Антон: Мы такими никогда не были: чтобы ты пришел на какую-то общественную тусню, а тебя под руки в скорую уносили… Это до какого состояния вообще дойти нужно?!
Илья: Да, мы против наркотиков.
Вы не употребляете?
Илья: Нет.
Вообще?
Илья: Вообще. Ну бывает покуриваем марихуану. (улыбается) И все. Все остальное — пройденный этап. Наркотики — это тоже поколение. С 18 до 23 где-то. Просто потом кто-то продолжает, а кто-то берется за голову, и говорит: «Да, было весело и хорошо, но дальше все, хватит».
Дима: Ничего интересного в этом нет.
Илья: Марихуану курим, не отрицаю. Всегда бывает, часто бывает. (смеются)
Дима: Просто надо, чтобы твой мозг отдохнул.
Илья: Да и не только это. Просто марихуану я не считаю наркотиком.
А перед концертом вы можете?
Антон: Нет.
Илья: Бывает, бывает. Но в основном мы трезвые. Вот, водки можем выпить, и все. (чокаются, пьют водку, закусывают лимоном)
Вы выступали в «Ионотеке». Сегодня это очень мемовая площадка. Расскажите, действительно ли она так сильно отличается от других клубов?
Илья: Да. Туда народ приходит отрываться. Никто не выделывается, и не говорит: «Вот, я пришел, я интеллектуал». Нет. Настрой сразу же у человека отжечь по полной программе. Это как выбежать в поле и просто заорать, просто «вааааааааа» (кричит), что есть мочи, чтобы аж сорвать все связки. Потом чувствуешь, как тебе легко? Вот то же самое творилось там. Я не знаю, какие там люди были, в каких состояниях, но, в целом, я видел позитивную офигенную атмосферу.
Вы законтачили там с кем-то из артистов?
Илья: Мы там как раз тоже с GSPD выступали. Все, больше там никого не было.
Дима: Мы тогда приезжали клип снимать на «Нас накрывает», и там как раз есть несколько кадров из «Ионотеки». Было все очень круто.
В ваших текстах часто проскальзывают подобные фразы: «государством мир замучен», «я забыл закрыть окно, ко мне ветер залетел, я успел понять одно: что творится беспредел». Какое у вас отношение к государству?
Антон: Нам на него по**й, на самом деле.
Дима: Мы ничего нового не сказали. Все знают, что творится п**дец, но об этом никто не говорит.
Антон: Наша позиция, если охарактеризовать ее в четырех словах — Make Love Not War.
Также у вас была отсылка к религии: «И отец святой давно стал эстрадною звездой».
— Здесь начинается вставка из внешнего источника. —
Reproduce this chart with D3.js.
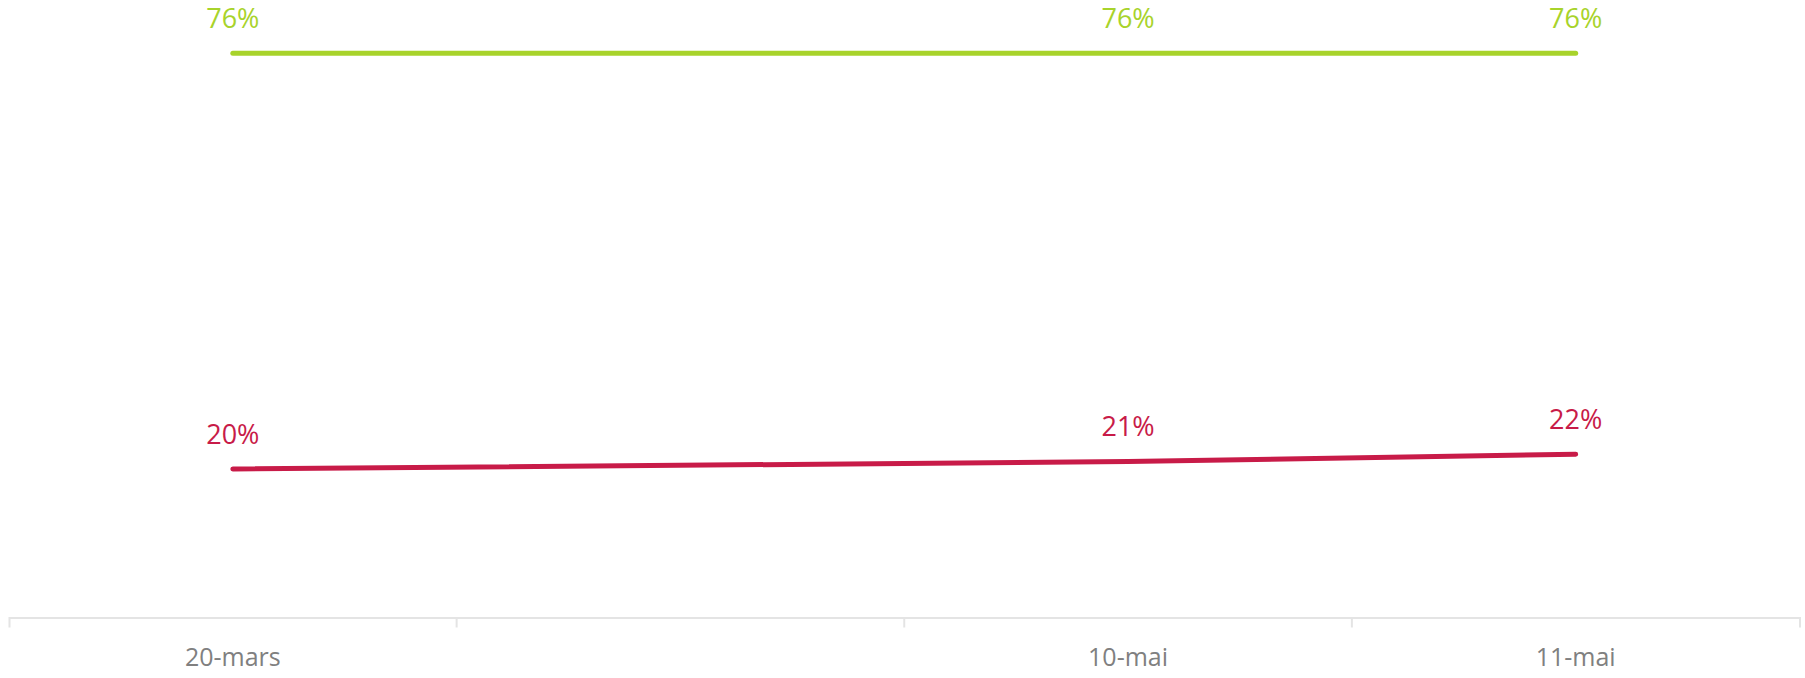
<!DOCTYPE html>
<html>
<head>
<meta charset="utf-8">
<script src="https://cdn.jsdelivr.net/npm/d3@7"></script>
<style>
  html, body { margin: 0; padding: 0; background: #fff; }
  svg { display: block; font-family: "Segoe UI", "Open Sans", sans-serif; }
</style>
</head>
<body>
<svg id="chart"></svg>
<script>
// categories on the x axis (the second one has no label and no data)
var categories = ["20-mars", "", "10-mai", "11-mai"];
// series values in %
var greenValues = [76, null, 76, 76];
var redValues = [20, null, 21, 22];
var yMax = 76;

var width = 1805;
var height = 678;

var svg = d3.select('#chart')
    .attr('width', width)
    .attr('height', height);

var x = d3.scaleBand()
    .domain(categories)
    .range([9, 1799.5])
    .paddingInner(0)
    .paddingOuter(0);

var y = d3.scaleLinear()
    .domain([0, yMax])
    .range([617.5, 53.3]);

// x axis: outer ticks at both ends, inner ticks on the band edges
var axis = d3.axisBottom(x)
    .tickSizeInner(0)
    .tickSizeOuter(10);

var gAxis = svg.append('g')
    .attr('transform', 'translate(0,' + y(0) + ')')
    .call(axis);

gAxis.select('.domain')
    .attr('stroke', '#e4e4e4')
    .attr('stroke-width', 2);

gAxis.selectAll('.tick text')
    .attr('dy', null)
    .attr('y', 48.5)
    .attr('fill', '#808080')
    .style('font-size', '25px')
    .style('font-family', '"Segoe UI", "Open Sans", sans-serif');

gAxis.selectAll('.edge')
    .data(categories.slice(1))
    .enter()
    .append('line')
    .attr('class', 'edge')
    .attr('x1', d => x(d))
    .attr('x2', d => x(d))
    .attr('y1', 0)
    .attr('y2', 10)
    .attr('stroke', '#e4e4e4')
    .attr('stroke-width', 2);

var series = [
    { values: greenValues, color: '#a8d32b' },
    { values: redValues, color: '#c81b48' }
];

var line = d3.line()
    .x(d => x(d.cat) + x.bandwidth() / 2)
    .y(d => y(d.v));

series.forEach(s => {
    //skip the empty category so the line joins the points around it
    var pts = categories.map((c, i) => ({ cat: c, v: s.values[i] }))
        .filter(d => d.v != null);

    svg.append('path')
        .datum(pts)
        .attr('fill', 'none')
        .attr('stroke', s.color)
        .attr('stroke-width', 5)
        .attr('stroke-linecap', 'round')
        .attr('stroke-linejoin', 'round')
        .attr('d', line);

    svg.selectAll(null)
        .data(pts)
        .enter()
        .append('text')
        .attr('x', d => x(d.cat) + x.bandwidth() / 2)
        .attr('y', d => y(d.v) - 25.5)
        .attr('text-anchor', 'middle')
        .attr('fill', s.color)
        .style('font-size', '27px')
        .text(d => d.v + '%');
});
</script>
</body>
</html>
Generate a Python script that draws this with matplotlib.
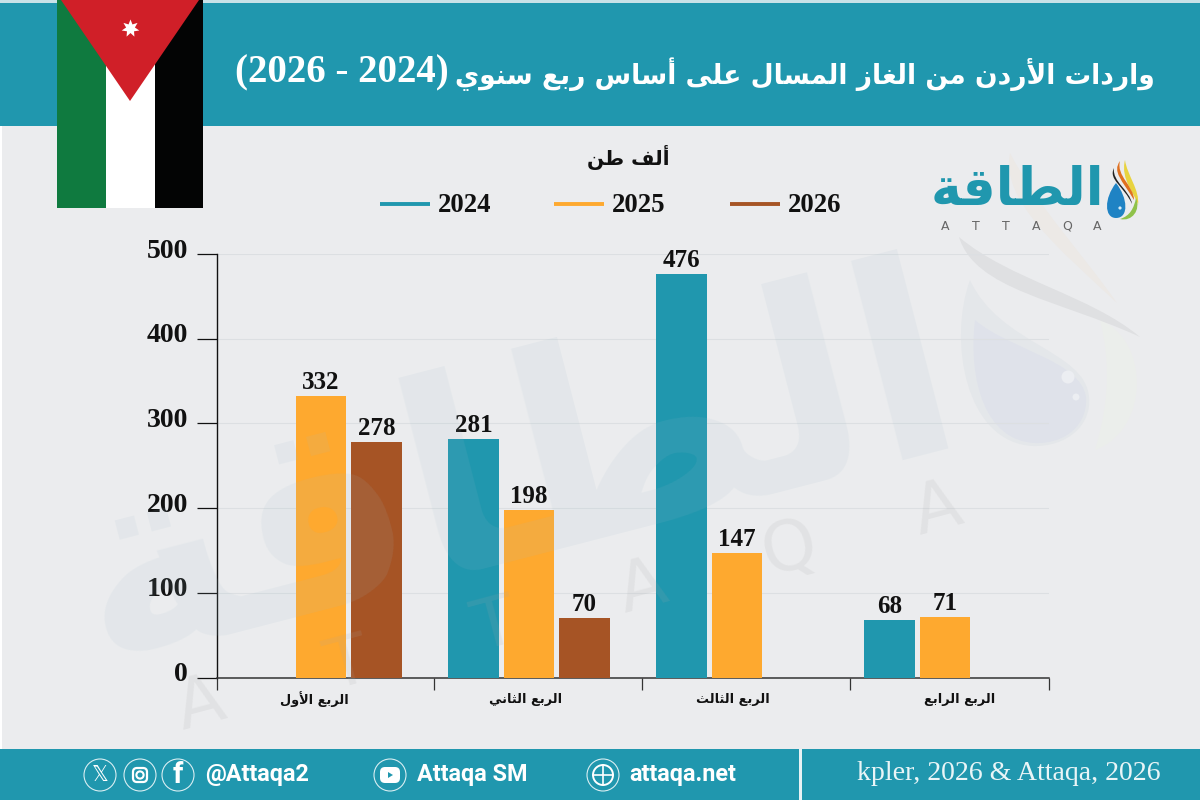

Дима: А ты так не считаешь?
Я так считаю, но сейчас я смотрю на тебя, а на тебе ладанка висит.
Дима: Это Святой Дмитрий. (улыбается)
Антон: Просто у нас такая позиция: есть Бог, есть мы. Нахрена нам посредники? Мы верим в Бога, но мы не верим в тех людей, которые его представляют.
Илья: Уточни, что это он так думает.
Антон: Я цыган. У меня вообще веры нет, но я считаю, что, если захочу, я смогу обратиться к Богу сам.
Илья: Знаешь что, я скажу тебе так (берет диктофон, близко подносит к губам): это очень обширная тема, об этом можно разговаривать бесконечно, точно так же, как спорить о чем там…
Дима: О налогах!
Илья: То, что творится, ты видела сама: ты видела, как там все происходит в церкви: попы ездят на Maybach`ах…
Дима: Отвечать нет смысла. Просто слушайте песни.
Антон: Вот я крещенный, но меня не пустили на крестины своей племянницы.
Илья: Увидели его татуировки и сказали, что он грязный.
Антон: Да. Я приехал после ночной работы крестить свою племянницу. Подхожу к женщине, которая продает крестики, оплачивает услуги, и говорю: «Здравствуйте, мне нужно заплатить за крестины моей племянницы. — Вам? Заплатить? А вы крещенный? — Да, я крестик просто потерял. — А вы знаете молитвы? — Да, знаю, «Отче Наш» знаю. — В очередь вставайте!» Она просто не захотела меня обслуживать. Женщина, которая должна обслуживать каждого, кто заходит в церковь. В общем, фейсконтроль в то самое место, где все равны, я не прошел.
К чему стремитесь в творчестве? Какие перспективы?
Дима: Мы просто делаем свое музло. То, что из нас льется, то и делаем.
Илья: Мы будем развивать Россию, вот и весь ответ. Вы о нас еще услышите.